■ TASK STATEMENT ■
Please give back word for word the lines below, from the first one through the one with "(title1) at (1072,317)".

■ RAW DATA ■

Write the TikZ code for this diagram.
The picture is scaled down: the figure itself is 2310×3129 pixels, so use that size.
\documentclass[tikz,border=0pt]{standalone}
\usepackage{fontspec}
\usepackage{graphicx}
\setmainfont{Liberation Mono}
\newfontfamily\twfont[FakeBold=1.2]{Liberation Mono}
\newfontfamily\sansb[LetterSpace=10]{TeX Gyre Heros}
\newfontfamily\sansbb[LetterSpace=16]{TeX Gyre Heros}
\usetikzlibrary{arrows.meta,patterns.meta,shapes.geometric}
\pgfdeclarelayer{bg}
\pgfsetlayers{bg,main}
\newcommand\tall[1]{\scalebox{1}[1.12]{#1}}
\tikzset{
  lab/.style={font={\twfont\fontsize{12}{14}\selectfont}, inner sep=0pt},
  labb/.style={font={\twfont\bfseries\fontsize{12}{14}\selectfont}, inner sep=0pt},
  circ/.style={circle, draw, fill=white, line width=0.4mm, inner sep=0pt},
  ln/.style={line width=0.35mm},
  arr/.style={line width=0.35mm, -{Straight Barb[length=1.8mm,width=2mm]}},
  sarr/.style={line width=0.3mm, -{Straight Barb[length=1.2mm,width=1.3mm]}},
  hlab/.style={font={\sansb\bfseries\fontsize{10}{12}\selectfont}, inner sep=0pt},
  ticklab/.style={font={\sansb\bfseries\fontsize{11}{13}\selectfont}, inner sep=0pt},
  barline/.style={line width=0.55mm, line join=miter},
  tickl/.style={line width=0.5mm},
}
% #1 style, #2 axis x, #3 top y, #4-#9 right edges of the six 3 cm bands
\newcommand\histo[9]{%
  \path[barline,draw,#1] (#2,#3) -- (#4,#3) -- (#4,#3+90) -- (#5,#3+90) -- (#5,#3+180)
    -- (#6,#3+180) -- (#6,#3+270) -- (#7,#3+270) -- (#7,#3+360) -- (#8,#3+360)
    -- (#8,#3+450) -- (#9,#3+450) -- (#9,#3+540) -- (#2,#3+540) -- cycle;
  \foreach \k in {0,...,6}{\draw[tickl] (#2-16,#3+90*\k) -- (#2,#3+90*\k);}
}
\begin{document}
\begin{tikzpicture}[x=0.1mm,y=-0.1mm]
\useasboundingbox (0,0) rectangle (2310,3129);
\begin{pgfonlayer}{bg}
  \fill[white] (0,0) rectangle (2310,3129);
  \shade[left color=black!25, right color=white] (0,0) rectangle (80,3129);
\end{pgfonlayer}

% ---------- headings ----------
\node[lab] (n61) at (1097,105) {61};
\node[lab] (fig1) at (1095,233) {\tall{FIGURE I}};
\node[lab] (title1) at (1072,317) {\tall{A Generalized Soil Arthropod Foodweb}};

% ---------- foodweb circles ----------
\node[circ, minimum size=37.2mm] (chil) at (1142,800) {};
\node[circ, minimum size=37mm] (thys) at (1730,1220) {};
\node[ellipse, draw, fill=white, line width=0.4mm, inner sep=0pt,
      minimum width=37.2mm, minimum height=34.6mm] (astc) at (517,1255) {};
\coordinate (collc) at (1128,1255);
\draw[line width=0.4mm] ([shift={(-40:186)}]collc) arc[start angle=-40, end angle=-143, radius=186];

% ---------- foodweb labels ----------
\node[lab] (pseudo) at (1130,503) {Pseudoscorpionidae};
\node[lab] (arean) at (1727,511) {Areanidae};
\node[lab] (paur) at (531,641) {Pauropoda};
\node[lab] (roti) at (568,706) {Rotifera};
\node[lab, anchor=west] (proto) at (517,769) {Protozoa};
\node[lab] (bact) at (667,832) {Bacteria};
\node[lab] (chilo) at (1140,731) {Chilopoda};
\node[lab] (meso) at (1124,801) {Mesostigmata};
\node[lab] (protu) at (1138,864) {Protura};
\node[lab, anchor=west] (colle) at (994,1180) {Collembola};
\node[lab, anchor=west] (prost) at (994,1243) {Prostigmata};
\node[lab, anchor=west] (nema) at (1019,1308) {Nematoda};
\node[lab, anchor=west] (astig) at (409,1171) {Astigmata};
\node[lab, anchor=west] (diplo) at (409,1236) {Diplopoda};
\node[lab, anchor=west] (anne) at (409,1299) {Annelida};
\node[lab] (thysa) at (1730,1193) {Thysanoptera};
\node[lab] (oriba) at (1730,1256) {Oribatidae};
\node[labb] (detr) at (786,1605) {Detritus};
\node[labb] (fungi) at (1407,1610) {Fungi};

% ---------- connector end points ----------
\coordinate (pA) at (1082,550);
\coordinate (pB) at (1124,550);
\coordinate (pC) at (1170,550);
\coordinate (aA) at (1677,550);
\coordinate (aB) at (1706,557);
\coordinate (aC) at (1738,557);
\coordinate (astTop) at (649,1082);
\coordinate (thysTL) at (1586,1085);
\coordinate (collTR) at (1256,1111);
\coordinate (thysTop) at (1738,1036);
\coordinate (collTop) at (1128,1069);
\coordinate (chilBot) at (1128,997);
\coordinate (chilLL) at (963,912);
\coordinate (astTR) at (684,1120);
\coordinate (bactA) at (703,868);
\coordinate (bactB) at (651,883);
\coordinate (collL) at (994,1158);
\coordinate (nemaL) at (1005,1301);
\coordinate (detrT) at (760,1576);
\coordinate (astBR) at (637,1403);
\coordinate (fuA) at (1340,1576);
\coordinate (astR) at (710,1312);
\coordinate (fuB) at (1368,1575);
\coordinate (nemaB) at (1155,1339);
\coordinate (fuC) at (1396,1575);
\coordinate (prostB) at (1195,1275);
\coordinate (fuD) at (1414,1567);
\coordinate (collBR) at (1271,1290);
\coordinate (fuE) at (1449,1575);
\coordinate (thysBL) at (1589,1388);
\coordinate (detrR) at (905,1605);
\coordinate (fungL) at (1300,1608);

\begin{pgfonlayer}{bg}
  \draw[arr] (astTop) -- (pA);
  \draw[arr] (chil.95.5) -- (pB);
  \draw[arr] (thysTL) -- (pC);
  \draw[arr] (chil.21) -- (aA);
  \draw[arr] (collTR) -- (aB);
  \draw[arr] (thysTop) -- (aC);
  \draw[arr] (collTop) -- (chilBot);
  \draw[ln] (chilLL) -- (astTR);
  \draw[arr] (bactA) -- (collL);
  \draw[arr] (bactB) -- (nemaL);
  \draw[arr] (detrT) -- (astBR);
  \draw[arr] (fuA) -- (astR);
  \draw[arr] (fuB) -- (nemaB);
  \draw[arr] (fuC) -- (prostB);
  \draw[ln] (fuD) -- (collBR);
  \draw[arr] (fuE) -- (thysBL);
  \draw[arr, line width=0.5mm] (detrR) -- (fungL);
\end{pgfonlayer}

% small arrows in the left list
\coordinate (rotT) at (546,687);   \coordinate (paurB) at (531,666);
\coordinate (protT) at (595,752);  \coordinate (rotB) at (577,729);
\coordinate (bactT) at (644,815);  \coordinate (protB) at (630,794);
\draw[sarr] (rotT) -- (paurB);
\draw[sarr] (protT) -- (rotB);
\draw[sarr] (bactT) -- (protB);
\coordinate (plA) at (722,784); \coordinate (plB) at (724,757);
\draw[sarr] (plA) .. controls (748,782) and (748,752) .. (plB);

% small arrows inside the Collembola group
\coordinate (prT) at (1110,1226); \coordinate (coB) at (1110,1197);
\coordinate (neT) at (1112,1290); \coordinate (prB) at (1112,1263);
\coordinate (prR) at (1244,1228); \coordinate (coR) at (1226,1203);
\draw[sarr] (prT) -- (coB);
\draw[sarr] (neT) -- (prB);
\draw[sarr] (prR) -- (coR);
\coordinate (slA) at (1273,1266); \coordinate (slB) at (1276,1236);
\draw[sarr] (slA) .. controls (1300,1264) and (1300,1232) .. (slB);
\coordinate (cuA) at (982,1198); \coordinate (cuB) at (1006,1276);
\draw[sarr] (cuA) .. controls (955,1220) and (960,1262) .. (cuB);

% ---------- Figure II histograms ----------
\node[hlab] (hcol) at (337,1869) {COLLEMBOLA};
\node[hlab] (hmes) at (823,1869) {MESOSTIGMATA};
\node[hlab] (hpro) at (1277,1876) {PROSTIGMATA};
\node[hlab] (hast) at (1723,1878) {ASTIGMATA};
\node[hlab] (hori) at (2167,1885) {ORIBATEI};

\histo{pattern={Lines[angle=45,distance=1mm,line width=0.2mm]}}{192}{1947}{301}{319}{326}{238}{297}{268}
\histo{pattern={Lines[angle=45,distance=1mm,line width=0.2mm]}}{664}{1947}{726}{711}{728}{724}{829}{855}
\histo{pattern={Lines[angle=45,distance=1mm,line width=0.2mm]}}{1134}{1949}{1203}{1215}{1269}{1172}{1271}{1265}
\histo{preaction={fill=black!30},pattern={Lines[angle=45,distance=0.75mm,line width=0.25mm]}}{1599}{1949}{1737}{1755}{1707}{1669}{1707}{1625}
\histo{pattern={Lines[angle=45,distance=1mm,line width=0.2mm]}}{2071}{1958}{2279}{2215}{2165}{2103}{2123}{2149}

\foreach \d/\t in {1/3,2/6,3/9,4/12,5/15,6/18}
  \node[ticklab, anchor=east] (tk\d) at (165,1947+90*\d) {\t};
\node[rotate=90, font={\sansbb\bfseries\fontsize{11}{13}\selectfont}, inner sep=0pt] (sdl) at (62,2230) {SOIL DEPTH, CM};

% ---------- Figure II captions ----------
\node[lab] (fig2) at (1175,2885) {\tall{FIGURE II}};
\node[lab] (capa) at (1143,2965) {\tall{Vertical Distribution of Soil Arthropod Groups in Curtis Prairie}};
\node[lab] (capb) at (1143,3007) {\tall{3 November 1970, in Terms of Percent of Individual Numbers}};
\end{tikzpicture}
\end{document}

■ REPLY ■
Write the TikZ code for this diagram.
The picture is scaled down: the figure itself is 2310×3129 pixels, so use that size.
\documentclass[tikz,border=0pt]{standalone}
\usepackage{fontspec}
\usepackage{graphicx}
\setmainfont{Liberation Mono}
\newfontfamily\twfont[FakeBold=1.2]{Liberation Mono}
\newfontfamily\sansb[LetterSpace=10]{TeX Gyre Heros}
\newfontfamily\sansbb[LetterSpace=16]{TeX Gyre Heros}
\usetikzlibrary{arrows.meta,patterns.meta,shapes.geometric}
\pgfdeclarelayer{bg}
\pgfsetlayers{bg,main}
\newcommand\tall[1]{\scalebox{1}[1.12]{#1}}
\tikzset{
  lab/.style={font={\twfont\fontsize{12}{14}\selectfont}, inner sep=0pt},
  labb/.style={font={\twfont\bfseries\fontsize{12}{14}\selectfont}, inner sep=0pt},
  circ/.style={circle, draw, fill=white, line width=0.4mm, inner sep=0pt},
  ln/.style={line width=0.35mm},
  arr/.style={line width=0.35mm, -{Straight Barb[length=1.8mm,width=2mm]}},
  sarr/.style={line width=0.3mm, -{Straight Barb[length=1.2mm,width=1.3mm]}},
  hlab/.style={font={\sansb\bfseries\fontsize{10}{12}\selectfont}, inner sep=0pt},
  ticklab/.style={font={\sansb\bfseries\fontsize{11}{13}\selectfont}, inner sep=0pt},
  barline/.style={line width=0.55mm, line join=miter},
  tickl/.style={line width=0.5mm},
}
% #1 style, #2 axis x, #3 top y, #4-#9 right edges of the six 3 cm bands
\newcommand\histo[9]{%
  \path[barline,draw,#1] (#2,#3) -- (#4,#3) -- (#4,#3+90) -- (#5,#3+90) -- (#5,#3+180)
    -- (#6,#3+180) -- (#6,#3+270) -- (#7,#3+270) -- (#7,#3+360) -- (#8,#3+360)
    -- (#8,#3+450) -- (#9,#3+450) -- (#9,#3+540) -- (#2,#3+540) -- cycle;
  \foreach \k in {0,...,6}{\draw[tickl] (#2-16,#3+90*\k) -- (#2,#3+90*\k);}
}
\begin{document}
\begin{tikzpicture}[x=0.1mm,y=-0.1mm]
\useasboundingbox (0,0) rectangle (2310,3129);
\begin{pgfonlayer}{bg}
  \fill[white] (0,0) rectangle (2310,3129);
  \shade[left color=black!25, right color=white] (0,0) rectangle (80,3129);
\end{pgfonlayer}

% ---------- headings ----------
\node[lab] (n61) at (1097,105) {61};
\node[lab] (fig1) at (1095,233) {\tall{FIGURE I}};
\node[lab] (title1) at (1072,317) {\tall{A Generalized Soil Arthropod Foodweb}};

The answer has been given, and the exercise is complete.